Jeff Callen - Chicago, IL , May 26, 2006; 08:44 p.m.

The 580 or 550 has to be a master flash on camera. The shoot through umbrella should be pretty close to the subject. Good luck! Try and borrow a digital camera to test!

Vince Callaway , May 26, 2006; 10:19 p.m.

What a great answer. I'll just toss in a bit of info to add.

You can accomplish a lot with a bit of ingenuity. Many years ago when I first started I made up a bunch of frames using 1/2" pvc pipe and used white drafting paper. I used those as both reflectors and shoot throughs for the lights.
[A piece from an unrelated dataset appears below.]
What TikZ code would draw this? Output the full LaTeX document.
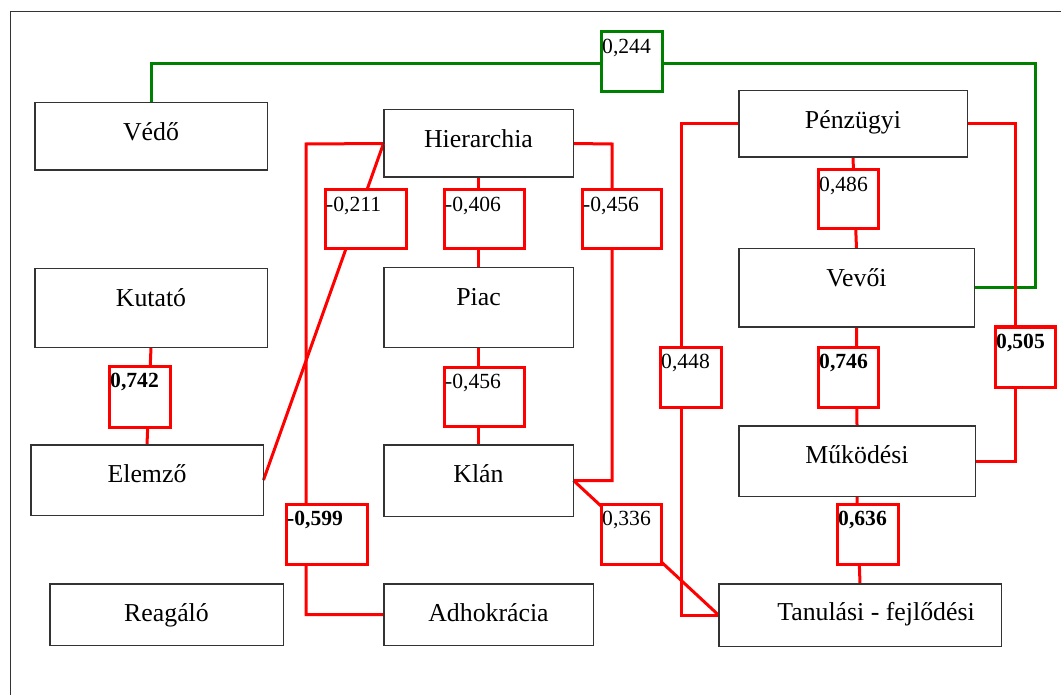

It is inexpensive and gives you great flexibility.

Now it's been 20 years and I still make them up from time to time. I've even made up softboxes using white foam core and drafting paper.

Jeff Callen - Chicago, IL , May 27, 2006; 05:43 p.m.

RE: Bracket and on-camera fill -- If you're shooting vertical with a fill flash at the camera, yes you probably want a bracket, so light is vertically parallel to the camera lens. You can also do this with an off-camera shoe cord and hand-holding the flash above the camera carefully. You may also want to diffuse the on-camera fill a bit by getting a Lumiquest, Fong or similar diffuser. I use the off-camera shoe cord + a Quick Flip 35 bracket for my EOS digitals sometimes.

RE: Above suggestion of piping and scrims - great Idea, I still do that, sometimes I scrub off the home depot lettering on the pipes for clients eyes.... Diffusion panels are great, an unsung hero of lighting.